[Records from a collection]
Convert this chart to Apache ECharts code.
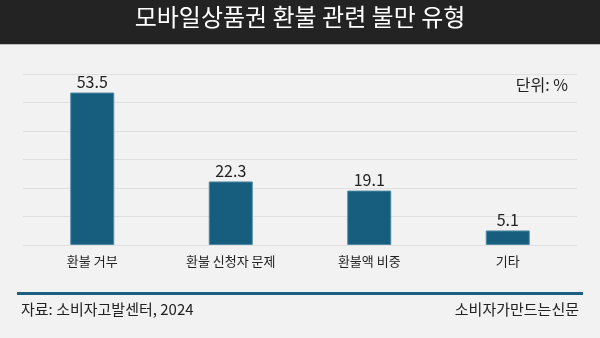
<!DOCTYPE html>
<html>
<head>
<meta charset="utf-8">
<script src="https://cdn.jsdelivr.net/npm/echarts@6/dist/echarts.min.js"></script>
<style>
  html, body { margin: 0; padding: 0; background: #f2f2f2; }
  #chart { width: 600px; height: 338px; }
</style>
</head>
<body>
<div id="chart"></div>
<script>
// Complaint types about mobile gift card refunds (%)
const categories = ['환불 거부', '환불 신청자 문제', '환불액 비중', '기타'];
const values = [53.5, 22.3, 19.1, 5.1];
const yTicks = [0, 10, 20, 30, 40, 50, 60];

const FONT = '"Noto Sans CJK KR", "Noto Sans", sans-serif';
const chart = echarts.init(document.getElementById('chart'), null, { renderer: 'canvas' });

chart.setOption({
  backgroundColor: '#f2f2f2',
  animation: false,
  textStyle: { fontFamily: FONT },
  grid: { left: 23, right: 23, top: 74, bottom: 93, containLabel: false },
  xAxis: {
    type: 'category',
    data: categories,
    axisLine: { show: false },
    axisTick: { show: false },
    axisLabel: { color: '#222', fontSize: 13, margin: 10, fontFamily: FONT }
  },
  yAxis: {
    type: 'value',
    min: yTicks[0],
    max: yTicks[yTicks.length - 1],
    interval: yTicks[1] - yTicks[0],
    axisLabel: { show: false },
    axisLine: { show: false },
    axisTick: { show: false },
    splitLine: { lineStyle: { color: '#e0e0e0', width: 1 } }
  },
  series: [{
    type: 'bar',
    data: values,
    barWidth: 44,
    itemStyle: { color: '#165d7e', borderColor: '#4f8aa4', borderWidth: 1 },
    label: {
      show: true,
      position: 'top',
      distance: 3,
      color: '#222',
      fontSize: 16,
      fontFamily: FONT,
      formatter: p => p.value.toFixed(1)
    }
  }],
  graphic: [
    { type: 'rect', left: 0, top: 0, shape: { width: 600, height: 44 }, style: { fill: '#232323' }, z: 10 },
    { type: 'rect', left: 0, top: 44, shape: { width: 600, height: 1 }, style: { fill: '#bdbdbd' }, z: 10 },
    {
      type: 'text', left: 'center', top: 5, z: 11,
      style: { text: '모바일상품권 환불 관련 불만 유형', fill: '#ffffff', font: '24px ' + FONT }
    },
    {
      type: 'text', right: 32, top: 77, z: 11,
      style: { text: '단위: %', fill: '#222', font: '16px ' + FONT }
    },
    { type: 'rect', left: 17, top: 292, shape: { width: 566, height: 3 }, style: { fill: '#1c5f80' }, z: 10 },
    {
      type: 'text', left: 21, top: 302, z: 11,
      style: { text: '자료: 소비자고발센터, 2024', fill: '#222', font: '15px ' + FONT }
    },
    {
      type: 'text', right: 21, top: 302, z: 11,
      style: { text: '소비자가만드는신문', fill: '#222', font: '15px ' + FONT }
    }
  ]
});
</script>
</body>
</html>
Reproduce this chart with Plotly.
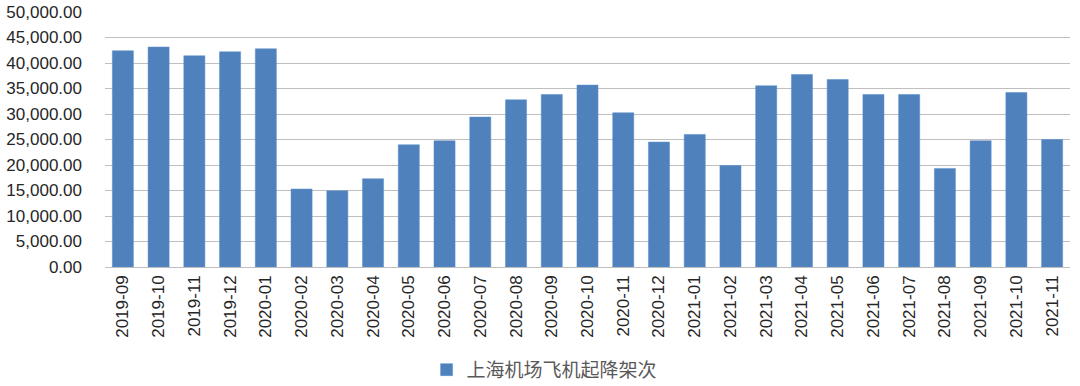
import plotly.graph_objects as go

months = ["2019-09", "2019-10", "2019-11", "2019-12", "2020-01", "2020-02", "2020-03",
          "2020-04", "2020-05", "2020-06", "2020-07", "2020-08", "2020-09", "2020-10",
          "2020-11", "2020-12", "2021-01", "2021-02", "2021-03", "2021-04", "2021-05",
          "2021-06", "2021-07", "2021-08", "2021-09", "2021-10", "2021-11"]
flights = [42400, 43130, 41420, 42200, 42790, 15290, 14950,
           17310, 23970, 24760, 29400, 32790, 33830, 35670,
           30240, 24500, 26000, 19910, 35540, 37750, 36770,
           33830, 33830, 19330, 24760, 34220, 25010]
series_name = "上海机场飞机起降架次"
y_ticks = [0, 5000, 10000, 15000, 20000, 25000, 30000, 35000, 40000, 45000, 50000]

fig = go.Figure()
fig.add_trace(go.Bar(
    x=months, y=flights, name=series_name,
    marker=dict(color="#4F81BD", line=dict(color="#5B8ECB", width=0.5)),
    showlegend=True,
))

fig.update_layout(
    width=1080, height=386,
    margin=dict(l=105, r=10, t=12, b=119, autoexpand=False),
    plot_bgcolor="white", paper_bgcolor="white",
    bargap=0.41,
    showlegend=True,
    legend=dict(orientation="h", xref="container", x=0.395, xanchor="left",
                yref="container", y=0.042, yanchor="middle",
                font=dict(family="Noto Sans CJK SC", size=19, color="#595959"),
                itemwidth=30),
    xaxis=dict(
        type="category", tickangle=-90, showgrid=False, automargin=False,
        showline=False, ticks="", ticklabelstandoff=4,
        tickfont=dict(family="Liberation Sans", size=17, color="#262626"),
    ),
    yaxis=dict(
        range=[0, 50000], tickvals=y_ticks, automargin=False,
        ticktext=[f"{v:,.2f}" for v in y_ticks],
        showgrid=True, gridcolor="#BFBFBF", gridwidth=1,
        zeroline=True, zerolinecolor="#BFBFBF", zerolinewidth=1,
        showline=False, ticks="", ticklabelstandoff=22,
        tickfont=dict(family="Liberation Sans", size=17, color="#262626"),
    ),
)

fig.write_html("out.html")
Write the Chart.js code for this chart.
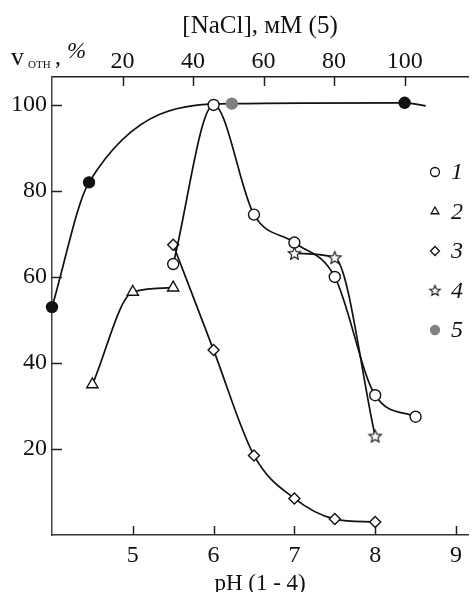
<!DOCTYPE html>
<html>
<head>
<meta charset="utf-8">
<script src="https://cdn.jsdelivr.net/npm/chart.js@4/dist/chart.umd.min.js"></script>
<style>
  body { margin: 0; background: #fff; }
  canvas { display: block; }
</style>
</head>
<body>
<canvas id="grafico" width="476" height="592"></canvas>
<script>
// curvas 1-4: pH (eje inferior)
const phCurva1 = [5.5, 6, 6.5, 7, 7.5, 8, 8.5];
const vCurva1  = [63, 100, 74.5, 68, 60, 32.5, 27.5];
const phCurva2 = [4.5, 5, 5.5];
const vCurva2  = [35, 56.5, 57.5];
const phCurva3 = [5.5, 6, 6.5, 7, 7.5, 8];
const vCurva3  = [67.5, 43, 18.5, 8.5, 3.7, 3];
const phCurva4 = [7, 7.5, 8];
const vCurva4  = [65.5, 64.5, 23];
// curva 5: [NaCl] mM (eje superior), el ultimo punto es solo el final de la linea
const naclCurva5 = [0, 10.5, 51, 100, 106];
const vCurva5    = [53, 82, 100.3, 100.5, 99.8];

const ticksPH   = [5, 6, 7, 8, 9];
const ticksNaCl = [20, 40, 60, 80, 100];
const ticksV    = [20, 40, 60, 80, 100];
const etiquetas = ['1', '2', '3', '4', '5'];

const fuente = "'Liberation Serif', 'DejaVu Serif', serif";
const negro = '#111';

function crearEstrella(r) {
  const c = document.createElement('canvas');
  const s = Math.ceil(r * 2 + 4);
  c.width = s;
  c.height = s;
  const g = c.getContext('2d');
  g.translate(s / 2, s / 2 + 0.5);
  g.beginPath();
  for (let i = 0; i < 10; i++) {
    const rad = i % 2 === 0 ? r : r * 0.45;
    const a = -Math.PI / 2 + i * Math.PI / 5;
    g.lineTo(rad * Math.cos(a), rad * Math.sin(a));
  }
  g.closePath();
  g.fillStyle = '#fff';
  g.fill();
  g.strokeStyle = negro;
  g.lineWidth = 1.1;
  g.stroke();
  return c;
}

const estrella = crearEstrella(6.5);
const estrellaChica = crearEstrella(5.5);

function serie(label, xs, ys, estilo, extra) {
  return Object.assign({
    label,
    data: xs.map((x, i) => ({ x, y: ys[i] })),
    borderColor: negro,
    borderWidth: 1.7,
    pointStyle: estilo,
    pointRadius: 5.5,
    pointBackgroundColor: '#fff',
    pointBorderColor: negro,
    pointBorderWidth: 1.4,
    cubicInterpolationMode: 'monotone',
    clip: false,
    xAxisID: 'x'
  }, extra || {});
}

const datasets = [
  serie(etiquetas[0], phCurva1, vCurva1, 'circle'),
  serie(etiquetas[1], phCurva2, vCurva2, 'triangle', { pointRadius: 6.5 }),
  serie(etiquetas[2], phCurva3, vCurva3, 'rectRot'),
  serie(etiquetas[3], phCurva4, vCurva4, estrella),
  serie(etiquetas[4], naclCurva5, vCurva5, 'circle', {
    xAxisID: 'x2',
    pointRadius: [5.5, 5.5, 5.5, 5.5, 0],
    pointBackgroundColor: [negro, negro, '#808080', negro, negro],
    pointBorderColor: [negro, negro, '#808080', negro, negro]
  })
];

// marcas hacia adentro, leyenda dentro del area y etiqueta del eje y
const extras = {
  id: 'extras',
  afterDraw(chart) {
    const ctx = chart.ctx;
    const area = chart.chartArea;
    const { x, x2, y } = chart.scales;
    ctx.save();
    ctx.strokeStyle = '#222';
    ctx.lineWidth = 1.5;
    ctx.beginPath();
    ticksPH.forEach(v => {
      const px = Math.round(x.getPixelForValue(v)) + 0.5;
      ctx.moveTo(px, area.bottom);
      ctx.lineTo(px, area.bottom - 9);
    });
    ticksNaCl.forEach(v => {
      const px = Math.round(x2.getPixelForValue(v)) + 0.5;
      ctx.moveTo(px, area.top);
      ctx.lineTo(px, area.top + 9);
    });
    ticksV.forEach(v => {
      const py = Math.round(y.getPixelForValue(v)) + 0.5;
      ctx.moveTo(area.left, py);
      ctx.lineTo(area.left + 10, py);
    });
    ctx.stroke();

    chart.data.datasets.forEach((ds, i) => {
      const ly = 172 + i * 39.5;
      const gris = i === 4;
      ctx.fillStyle = gris ? '#808080' : '#fff';
      ctx.strokeStyle = gris ? '#808080' : negro;
      ctx.lineWidth = 1.3;
      const estilo = i === 3 ? estrellaChica : ds.pointStyle;
      Chart.helpers.drawPoint(ctx, { pointStyle: estilo, radius: 4.5, borderWidth: 1.3, rotation: 0 }, 435, ly);
      ctx.fillStyle = negro;
      ctx.font = 'italic 24px ' + fuente;
      ctx.textAlign = 'left';
      ctx.textBaseline = 'middle';
      ctx.fillText(ds.label, 451, ly + 1);
    });

    ctx.fillStyle = negro;
    ctx.textAlign = 'left';
    ctx.textBaseline = 'alphabetic';
    ctx.font = '26px ' + fuente;
    ctx.fillText('v', 11, 65);
    ctx.font = '11px ' + fuente;
    ctx.fillText('ОТН', 28, 68);
    ctx.font = '24px ' + fuente;
    ctx.fillText(',', 55, 64);
    ctx.font = 'italic 23px ' + fuente;
    ctx.fillText('%', 67, 58);
    ctx.restore();
  }
};

const tickFont = { family: fuente, size: 24 };

new Chart(document.getElementById('grafico'), {
  type: 'line',
  data: { datasets },
  options: {
    responsive: false,
    animation: false,
    devicePixelRatio: 1,
    layout: { padding: 0 },
    plugins: { legend: { display: false }, tooltip: { enabled: false } },
    scales: {
      x: {
        type: 'linear',
        position: 'bottom',
        min: 4,
        max: 9.15,
        afterBuildTicks: s => { s.ticks = ticksPH.map(v => ({ value: v })); },
        afterFit: s => { s.height = 57; },
        grid: { drawOnChartArea: false, drawTicks: false },
        border: { color: '#333', width: 1.5 },
        ticks: { autoSkip: false, maxRotation: 0, padding: 6, color: negro, font: tickFont },
        title: { display: true, text: 'pH (1 - 4)', color: negro, font: { family: fuente, size: 23 }, padding: { top: 0, bottom: -6 } }
      },
      x2: {
        type: 'linear',
        axis: 'x',
        position: 'top',
        min: 0,
        max: 118,
        afterBuildTicks: s => { s.ticks = ticksNaCl.map(v => ({ value: v })); },
        afterFit: s => { s.height = 77; },
        grid: { drawOnChartArea: false, drawTicks: false },
        border: { color: '#222', width: 1.5 },
        ticks: { autoSkip: false, maxRotation: 0, padding: 1, color: negro, font: tickFont },
        title: { display: true, text: '[NaCl], мМ (5)', color: negro, font: { family: fuente, size: 25 }, padding: { top: 11, bottom: 0 } }
      },
      y: {
        type: 'linear',
        min: 0,
        max: 106.5,
        afterBuildTicks: s => { s.ticks = ticksV.map(v => ({ value: v })); },
        afterFit: s => { s.width = 52; },
        grid: { drawOnChartArea: false, drawTicks: false },
        border: { color: '#444', width: 1.5 },
        ticks: { autoSkip: false, padding: 5, color: negro, font: tickFont }
      }
    }
  },
  plugins: [extras]
});
</script>
</body>
</html>
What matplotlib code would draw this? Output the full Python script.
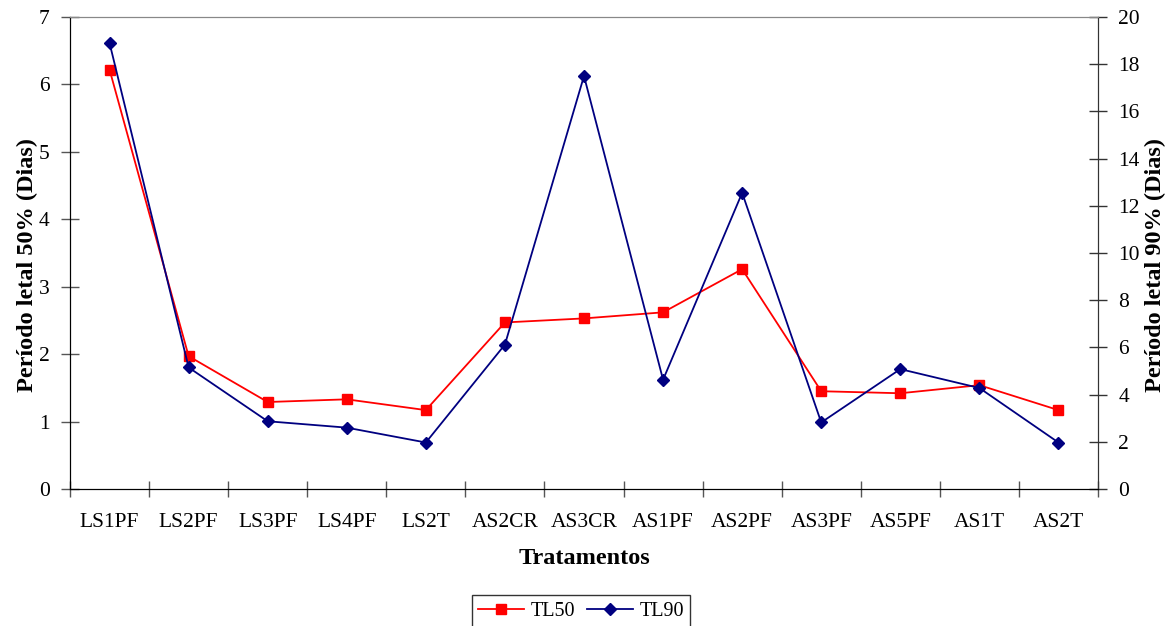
import matplotlib
matplotlib.use("Agg")
import matplotlib.pyplot as plt
from matplotlib.ticker import FixedLocator, NullFormatter

categories = ["LS1PF", "LS2PF", "LS3PF", "LS4PF", "LS2T", "AS2CR", "AS3CR",
              "AS1PF", "AS2PF", "AS3PF", "AS5PF", "AS1T", "AS2T"]
tl50 = [6.22, 1.97, 1.29, 1.33, 1.17, 2.47, 2.53, 2.62, 3.26, 1.45, 1.42, 1.54, 1.17]
tl90 = [18.9, 5.15, 2.87, 2.6, 1.97, 6.12, 17.5, 4.63, 12.55, 2.82, 5.08, 4.28, 1.97]

plt.rcParams['font.family'] = ['Liberation Serif', 'DejaVu Serif']

fig = plt.figure(figsize=(11.73, 6.26), dpi=100)
ax = fig.add_axes([70/1173, 1-489/626, 1028/1173, 472/626])
ax2 = ax.twinx()

x = list(range(len(categories)))
l1, = ax.plot(x, tl50, color='#ff0000', marker='s', markersize=7, linewidth=1.3,
              label='TL50', zorder=3)
l2, = ax2.plot(x, tl90, color='#000080', marker='D', markersize=6, linewidth=1.3,
               label='TL90', zorder=3)

ax.set_xlim(-0.5, len(categories) - 0.5)
ax.set_ylim(0, 7)
ax2.set_ylim(0, 20)
ax.set_yticks(range(0, 8))
ax2.set_yticks(range(0, 21, 2))

ax.xaxis.set_major_locator(FixedLocator([i - 0.5 for i in range(len(categories) + 1)]))
ax.xaxis.set_major_formatter(NullFormatter())
ax.xaxis.set_minor_locator(FixedLocator(x))
ax.set_xticklabels(categories, minor=True)
ax.tick_params(axis='x', which='minor', length=0, pad=17, labelsize=15.5)
ax.tick_params(axis='x', which='major', direction='inout', length=12, width=1, color='#555555')
ax.tick_params(axis='y', direction='inout', length=13, width=1, color='#555555',
               labelsize=15.5, pad=8)
ax2.tick_params(axis='y', direction='inout', length=13, width=1, color='#333333',
                labelsize=15.5, pad=8)

for a in (ax, ax2):
    a.spines['top'].set_color('#888888')
    a.spines['left'].set_color('black')
    a.spines['right'].set_color('#333333')
    a.spines['bottom'].set_color('black')

ax.set_ylabel('Período letal 50% (Dias)', fontsize=17.5, fontweight='bold', labelpad=1)
ax2.set_ylabel('Período letal 90% (Dias)', fontsize=17.5, fontweight='bold', labelpad=4)
ax.yaxis.label.set_y(0.475)
ax2.yaxis.label.set_y(0.475)
ax.set_xlabel('Tratamentos', fontsize=17.5, fontweight='bold', labelpad=12)

leg = fig.legend([l1, l2], ['TL50', 'TL90'], loc='center', bbox_to_anchor=(581/1173, 1-611/626),
                 ncol=2, fontsize=14.5, frameon=True, fancybox=False, edgecolor='black',
                 handlelength=2.3, columnspacing=0.6, handletextpad=0.3, borderpad=0.3)
leg.get_frame().set_linewidth(1.0)

fig.savefig('out.png', dpi=100)
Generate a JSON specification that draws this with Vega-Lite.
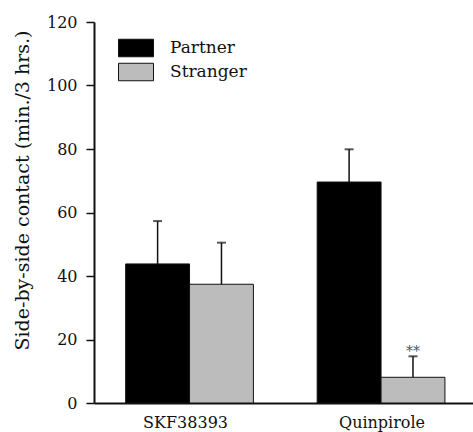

▶ [Stated exercise]
Starting at the line that contains "What matplotlib code" and ending at the line that contains "ax2.set_yticks(range(0, 21, 2))", give the lines again exactly. Do not include the pictures.

▶ [The solution]
What matplotlib code would draw this? Output the full Python script.
import matplotlib
matplotlib.use("Agg")
import matplotlib.pyplot as plt
from matplotlib.ticker import FixedLocator, NullFormatter

categories = ["LS1PF", "LS2PF", "LS3PF", "LS4PF", "LS2T", "AS2CR", "AS3CR",
              "AS1PF", "AS2PF", "AS3PF", "AS5PF", "AS1T", "AS2T"]
tl50 = [6.22, 1.97, 1.29, 1.33, 1.17, 2.47, 2.53, 2.62, 3.26, 1.45, 1.42, 1.54, 1.17]
tl90 = [18.9, 5.15, 2.87, 2.6, 1.97, 6.12, 17.5, 4.63, 12.55, 2.82, 5.08, 4.28, 1.97]

plt.rcParams['font.family'] = ['Liberation Serif', 'DejaVu Serif']

fig = plt.figure(figsize=(11.73, 6.26), dpi=100)
ax = fig.add_axes([70/1173, 1-489/626, 1028/1173, 472/626])
ax2 = ax.twinx()

x = list(range(len(categories)))
l1, = ax.plot(x, tl50, color='#ff0000', marker='s', markersize=7, linewidth=1.3,
              label='TL50', zorder=3)
l2, = ax2.plot(x, tl90, color='#000080', marker='D', markersize=6, linewidth=1.3,
               label='TL90', zorder=3)

ax.set_xlim(-0.5, len(categories) - 0.5)
ax.set_ylim(0, 7)
ax2.set_ylim(0, 20)
ax.set_yticks(range(0, 8))
ax2.set_yticks(range(0, 21, 2))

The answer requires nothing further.